Directions for this task ::
Do not repeat pictures. Repeat exactly the lines of the listing below from its first line through the line with "0.9, 0.95, 1];".

Recorded data ::

........

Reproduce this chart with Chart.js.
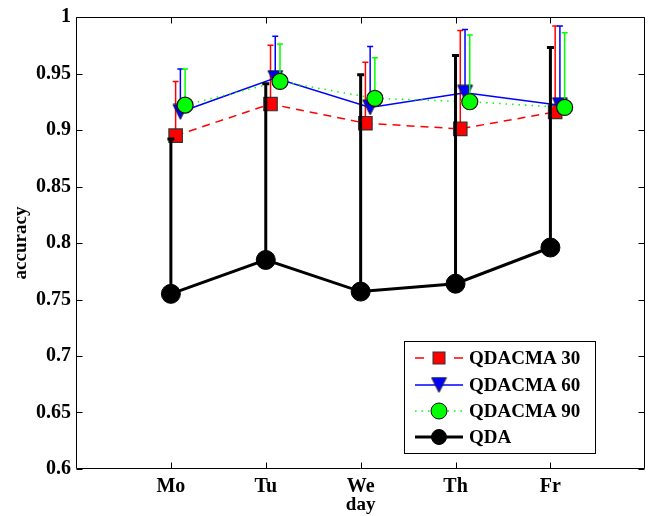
<!DOCTYPE html>
<html>
<head>
    <title>Accuracy by day</title>
    <script src="https://cdn.jsdelivr.net/npm/chart.js"></script>
    <style>
        html, body { margin: 0; padding: 0; overflow: hidden; background: #fff; }
        canvas { display: block; }
    </style>
</head>
<body>
    <canvas id="accChart" width="656" height="516"></canvas>

    <script>
        // values
        const days = ['Mo', 'Tu', 'We', 'Th', 'Fr'];
        const yTicks = [0.6, 0.65, 0.7, 0.75, 0.8, 0.85, 0.9, 0.95, 1];

        const qdacma30 = [0.895, 0.923, 0.906, 0.901, 0.916];
        const qdacma30Err = [0.048, 0.052, 0.054, 0.087, 0.076];
        const qdacma60 = [0.916, 0.946, 0.920, 0.933, 0.922];
        const qdacma60Err = [0.038, 0.037, 0.054, 0.056, 0.070];
        const qdacma90 = [0.922, 0.943, 0.928, 0.925, 0.920];
        const qdacma90Err = [0.032, 0.033, 0.036, 0.059, 0.066];
        const qda = [0.755, 0.785, 0.757, 0.764, 0.796];
        const qdaErr = [0.137, 0.156, 0.192, 0.202, 0.177];

        const FONT = '"Liberation Serif", "Times New Roman", serif';

        function downTriangle(w, h, fill) {
            const c = document.createElement('canvas');
            c.width = w + 2;
            c.height = h + 2;
            const g = c.getContext('2d');
            g.beginPath();
            g.moveTo(1, 1);
            g.lineTo(w + 1, 1);
            g.lineTo(w / 2 + 1, h + 1);
            g.closePath();
            g.fillStyle = fill;
            g.fill();
            g.strokeStyle = '#222';
            g.lineWidth = 1;
            g.stroke();
            return c;
        }
        const triMarker = downTriangle(15, 15, '#0000ff');

        function points(values, shift) {
            return values.map((v, i) => ({ x: i + 1 + shift, y: v }));
        }

        // upward-only error bars, drawn just before each dataset
        const errorBars = {
            id: 'errorBars',
            beforeDatasetDraw(chart, args) {
                const ds = chart.data.datasets[args.index];
                if (!ds.errors) return;
                const ctx = chart.ctx;
                const yScale = chart.scales.y;
                ctx.save();
                ctx.strokeStyle = ds.barColor;
                ctx.lineWidth = ds.barWidth;
                ctx.lineCap = 'butt';
                args.meta.data.forEach((pt, i) => {
                    const top = yScale.getPixelForValue(ds.data[i].y + ds.errors[i]);
                    ctx.beginPath();
                    ctx.moveTo(pt.x, pt.y);
                    ctx.lineTo(pt.x, top);
                    ctx.moveTo(pt.x - ds.capHalf, top);
                    ctx.lineTo(pt.x + ds.capHalf, top);
                    ctx.stroke();
                });
                ctx.restore();
            }
        };

        // matlab style box with inward ticks
        const frame = {
            id: 'frame',
            afterDatasetsDraw(chart) {
                const ctx = chart.ctx;
                const a = chart.chartArea;
                const xs = chart.scales.x, ys = chart.scales.y;
                const L = Math.round(a.left) + 0.5, R = Math.round(a.right) - 0.5;
                const T = Math.round(a.top) + 0.5, B = Math.round(a.bottom) - 0.5;
                ctx.save();
                ctx.strokeStyle = '#000';
                ctx.lineWidth = 1;
                ctx.beginPath();
                ctx.rect(L, T, R - L, B - T);
                days.forEach((d, i) => {
                    const x = Math.round(xs.getPixelForValue(i + 1)) + 0.5;
                    ctx.moveTo(x, B); ctx.lineTo(x, B - 6);
                    ctx.moveTo(x, T); ctx.lineTo(x, T + 6);
                });
                yTicks.forEach(v => {
                    const y = Math.round(ys.getPixelForValue(v)) + 0.5;
                    ctx.moveTo(L, y); ctx.lineTo(L + 6, y);
                    ctx.moveTo(R, y); ctx.lineTo(R - 6, y);
                });
                ctx.stroke();
                ctx.restore();
            }
        };

        const legendBox = {
            id: 'legendBox',
            afterDraw(chart) {
                const ctx = chart.ctx;
                const bx = 404.5, by = 341.5, bw = 191, bh = 112;
                ctx.save();
                ctx.fillStyle = '#fff';
                ctx.fillRect(bx, by, bw, bh);
                ctx.strokeStyle = '#000';
                ctx.lineWidth = 1;
                ctx.strokeRect(bx, by, bw, bh);

                const rows = [358, 385, 411, 437];
                const mx = 439;
                const order = [3, 2, 1, 0];
                order.forEach((dsIndex, r) => {
                    const ds = chart.data.datasets[dsIndex];
                    const y = rows[r];
                    ctx.save();
                    ctx.strokeStyle = ds.borderColor;
                    ctx.lineWidth = ds.borderWidth;
                    ctx.beginPath();
                    if (ds.legendShape === 'square') {
                        ctx.moveTo(415, y); ctx.lineTo(424, y);
                        ctx.moveTo(454, y); ctx.lineTo(463, y);
                    } else {
                        ctx.setLineDash(ds.borderDash || []);
                        ctx.moveTo(415, y); ctx.lineTo(463, y);
                    }
                    ctx.stroke();
                    ctx.restore();

                    ctx.fillStyle = ds.pointBackgroundColor;
                    ctx.strokeStyle = ds.pointBorderColor;
                    ctx.lineWidth = 1;
                    if (ds.legendShape === 'square') {
                        ctx.fillRect(mx - 6, y - 6, 12, 12);
                        ctx.strokeRect(mx - 6, y - 6, 12, 12);
                    } else if (ds.legendShape === 'tri') {
                        ctx.drawImage(triMarker, mx - triMarker.width / 2, y - triMarker.height / 2);
                    } else {
                        const rad = ds.legendShape === 'big' ? 7.5 : 8;
                        ctx.beginPath();
                        ctx.arc(mx, y, rad, 0, Math.PI * 2);
                        ctx.fill();
                        ctx.stroke();
                    }

                    ctx.fillStyle = '#000';
                    ctx.font = 'bold 19px ' + FONT;
                    ctx.textAlign = 'left';
                    ctx.textBaseline = 'middle';
                    ctx.fillText(ds.label, 469, y + 1);
                });
                ctx.restore();
            }
        };

        const ctx = document.getElementById('accChart').getContext('2d');
        new Chart(ctx, {
            type: 'line',
            data: {
                datasets: [
                    {
                        label: 'QDA',
                        data: points(qda, 0),
                        errors: qdaErr,
                        barColor: '#000', barWidth: 3, capHalf: 3.5,
                        borderColor: '#000',
                        borderWidth: 3,
                        pointStyle: 'circle',
                        pointRadius: 9.5,
                        pointBackgroundColor: '#000',
                        pointBorderColor: '#000',
                        pointBorderWidth: 1,
                        legendShape: 'big',
                        order: 0
                    },
                    {
                        label: 'QDACMA 90',
                        data: points(qdacma90, 0.15),
                        errors: qdacma90Err,
                        barColor: '#00ff00', barWidth: 1.5, capHalf: 3,
                        borderColor: '#00ff00',
                        borderWidth: 1.5,
                        borderDash: [1.5, 5],
                        pointStyle: 'circle',
                        pointRadius: 8,
                        pointBackgroundColor: '#00ff00',
                        pointBorderColor: '#111',
                        pointBorderWidth: 1.2,
                        legendShape: 'circle',
                        order: 1
                    },
                    {
                        label: 'QDACMA 60',
                        data: points(qdacma60, 0.1),
                        errors: qdacma60Err,
                        barColor: '#0000ff', barWidth: 1.5, capHalf: 3,
                        borderColor: '#0000ff',
                        borderWidth: 1.5,
                        pointStyle: triMarker,
                        pointRadius: 8,
                        pointBackgroundColor: '#0000ff',
                        pointBorderColor: '#222',
                        legendShape: 'tri',
                        order: 2
                    },
                    {
                        label: 'QDACMA 30',
                        data: points(qdacma30, 0.05),
                        errors: qdacma30Err,
                        barColor: '#ff0000', barWidth: 1.5, capHalf: 3,
                        borderColor: '#ff0000',
                        borderWidth: 1.5,
                        borderDash: [8, 6],
                        pointStyle: 'rect',
                        pointRadius: 9.5,
                        pointBackgroundColor: '#ff0000',
                        pointBorderColor: '#333',
                        pointBorderWidth: 1.2,
                        legendShape: 'square',
                        order: 3
                    }
                ]
            },
            options: {
                responsive: false,
                animation: false,
                layout: { padding: { left: 0, top: 14, right: 5, bottom: 0 } },
                plugins: {
                    legend: { display: false },
                    tooltip: { enabled: false }
                },
                scales: {
                    x: {
                        type: 'linear',
                        min: 0,
                        max: 6,
                        afterBuildTicks: s => { s.ticks = days.map((d, i) => ({ value: i + 1 })); },
                        afterFit: s => { s.height = 47; },
                        grid: { display: false, drawTicks: false },
                        border: { display: false },
                        ticks: {
                            padding: 6,
                            color: '#000',
                            font: { family: FONT, size: 20, weight: 'bold' },
                            callback: v => days[v - 1]
                        },
                        title: {
                            display: true,
                            text: 'day',
                            color: '#000',
                            padding: { top: 0, bottom: 0 },
                            font: { family: FONT, size: 19, weight: 'bold' }
                        }
                    },
                    y: {
                        min: 0.6,
                        max: 1,
                        afterBuildTicks: s => { s.ticks = yTicks.map(v => ({ value: v })); },
                        afterFit: s => { s.width = 76; },
                        grid: { display: false, drawTicks: false },
                        border: { display: false },
                        ticks: {
                            padding: 5,
                            color: '#000',
                            font: { family: FONT, size: 20, weight: 'bold' },
                            callback: v => String(+v.toFixed(2))
                        },
                        title: {
                            display: true,
                            text: 'accuracy',
                            color: '#000',
                            padding: { top: 10, bottom: 0 },
                            font: { family: FONT, size: 19, weight: 'bold' }
                        }
                    }
                }
            },
            plugins: [errorBars, frame, legendBox]
        });
    </script>
</body>
</html>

........

Exercise output ::
Reproduce this chart with Chart.js.
<!DOCTYPE html>
<html>
<head>
    <title>Accuracy by day</title>
    <script src="https://cdn.jsdelivr.net/npm/chart.js"></script>
    <style>
        html, body { margin: 0; padding: 0; overflow: hidden; background: #fff; }
        canvas { display: block; }
    </style>
</head>
<body>
    <canvas id="accChart" width="656" height="516"></canvas>

    <script>
        // values
        const days = ['Mo', 'Tu', 'We', 'Th', 'Fr'];
        const yTicks = [0.6, 0.65, 0.7, 0.75, 0.8, 0.85, 0.9, 0.95, 1];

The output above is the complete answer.